Has anyone in this body read that report from DHS now on how they’re handling the Afghan refugees? I would go ahead and preemptively answer no, because none of us have seen the report yet.

Here’s what we don’t know, but yet this body demanded in the last CR to be able to get from DHS. We demanded to know crazy things like this: the number of lawful US permanent residents that were evacuated out of Afghanistan. We don’t have that number yet. We don’t know how many were special immigrant visa holders. We don’t know how many were actually applicants for special immigrant visas. We don’t know the number that had any other immigrant status. We don’t know the number who actually worked for our government that was actually evacuated. We’ve not been told, though we demanded to have it by November 30.

We don’t know the number of people that work for a partner government or any other entity that we were affiliated with, though we asked for that. We don’t know the number of people that actually came through the process, then were later determined to be security threats to the United States and slipped through the process. We asked for that. We asked for that to come in by November 30. That’s not been turned over.

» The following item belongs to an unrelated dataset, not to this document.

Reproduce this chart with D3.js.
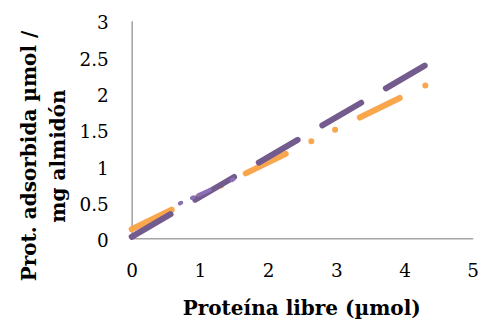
<!DOCTYPE html>
<html>
<head>
<meta charset="utf-8">
<script src="https://cdn.jsdelivr.net/npm/d3@7"></script>
<style>
  html, body { margin: 0; padding: 0; background: #fff; }
  svg { display: block; }
</style>
</head>
<body>
<div id="chart"></div>
<script>
// Trend lines (x = free protein, y = adsorbed protein)
const purpleX = [0, 4.35];
const purpleY = [0.02, 2.41];
const orangeX = [0, 4.31];
const orangeY = [0.124, 2.11];
const lightX = [0.68, 1.51];
const lightY = [0.47, 0.82];

const xTicks = [0, 1, 2, 3, 4, 5];
const yTicks = [0, 0.5, 1, 1.5, 2, 2.5, 3];

const width = 484, height = 320;
const plot = { left: 131.7, right: 472.7, top: 20.7, bottom: 238.3 };
const serif = "'DejaVu Serif', Cambria, serif";

const svg = d3.select('#chart')
    .append('svg')
    .attr('width', width)
    .attr('height', height);

const x = d3.scaleLinear().domain([0, 5]).range([plot.left, plot.right]);
const y = d3.scaleLinear().domain([0, 3]).range([plot.bottom, plot.top]);

// axes, no tick marks, only gray base lines
const xAxis = svg.append('g')
    .attr('transform', `translate(0,${y(0)})`)
    .call(d3.axisBottom(x).tickValues(xTicks).tickSize(0).tickFormat(d3.format('')));
const yAxis = svg.append('g')
    .attr('transform', `translate(${x(0)},0)`)
    .call(d3.axisLeft(y).tickValues(yTicks).tickSize(0).tickPadding(23).tickFormat(d3.format('')));

[xAxis, yAxis].forEach(a => {
    a.select('.domain').attr('stroke', '#a6a6a6').attr('stroke-width', 1.6);
    a.selectAll('text')
        .style('font-family', serif)
        .style('font-size', '18.4px')
        .attr('fill', '#000');
});
yAxis.selectAll('text').attr('dy', '0.45em');
xAxis.selectAll('text').attr('y', 39).attr('dy', 0);

// lines
const line = d3.line().x(d => x(d[0])).y(d => y(d[1]));

function drawSeries(xs, ys, color, w, dash, offset) {
    svg.append('path')
        .datum(d3.zip(xs, ys))
        .attr('d', line)
        .attr('fill', 'none')
        .attr('stroke', color)
        .attr('stroke-width', w)
        .attr('stroke-linecap', 'round')
        .attr('stroke-dasharray', dash)
        .attr('stroke-dashoffset', offset);
}

drawSeries(orangeX, orangeY, '#f9a64d', 6, '44.5 28.5 0 26.5 0 27.5', 0);
drawSeries(purpleX, purpleY, '#735b8e', 6, '45 28.6', 0);
drawSeries(lightX, lightY, '#8a70b5', 4, '1.5 11.6 1.5 5.8 12.4 24.2 1.5 100', -2);

// axis titles
svg.append('text')
    .attr('x', 301.7)
    .attr('y', 315)
    .attr('text-anchor', 'middle')
    .style('font-family', serif)
    .style('font-weight', 'bold')
    .style('font-size', '20px')
    .text('Proteína libre (µmol)');

const yTitle = svg.append('text')
    .attr('transform', 'translate(0,156) rotate(-90)')
    .attr('text-anchor', 'middle')
    .style('font-family', serif)
    .style('font-weight', 'bold')
    .style('font-size', '20px');
yTitle.append('tspan').attr('x', 0).attr('y', 35.5).text('Prot. adsorbida µmol /');
yTitle.append('tspan').attr('x', 0).attr('y', 64.5).text('mg almidón');
</script>
</body>
</html>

We asked for the number of people that were getting parole, that their parole was terminated because of some other criminal activity or something else. We asked for that. That’s a number they have. They’ve not turned that number over. We asked for even the number of interviews that had been conducted. We’ve yet to receive that.

In fact, there has not been a single public hearing in the Senate on Afghan refugees. Not one. So not only have we not received anything in writing, we’ve not even received any testimony from anyone from DHS on this.

Listen, we gave DHS $6 billion and said, ‘We’re going to allocate this money to you. We just want to know who we’re allocating it to and what it’s going to be used for.’ That doesn’t seem unreasonable. But not only is this body not holding DHS Accountable for not answering our questions, we’re handing them $7 billion more tonight. Does anyone else see this as an issue? I’m all for keeping the government open, but this body has a responsibility of oversight. We’ve pretended we’re doing oversight, but we’re actually not doing oversight. Not a hearing, not a report, nothing.

$13 billion.

So, yes, I’m going to oppose the CR tonight. I’m not holding up the vote. I understand full well the responsibility of all 100 of us to put ourselves on the record. But if we’re going to actually say we’re going to do oversight, let’s actually do oversight. And it is not unreasonable when we all agree these are the facts and figures that should come from DHS to just tell us what’s going on with the Afghan refugees, that we actually expect they’re going to turn those things over.

So, in the days ahead, I hope we’ll actually hold a hearing and actually get the facts. I hope we’ll actually demand that they turn over to us what we’ve required to turn over to them, and I hope we get full accounting of how they’re spending $13 billion on what we understand was 69,000 people. Most of which have not even been moved in and across the United States yet. $13 billion.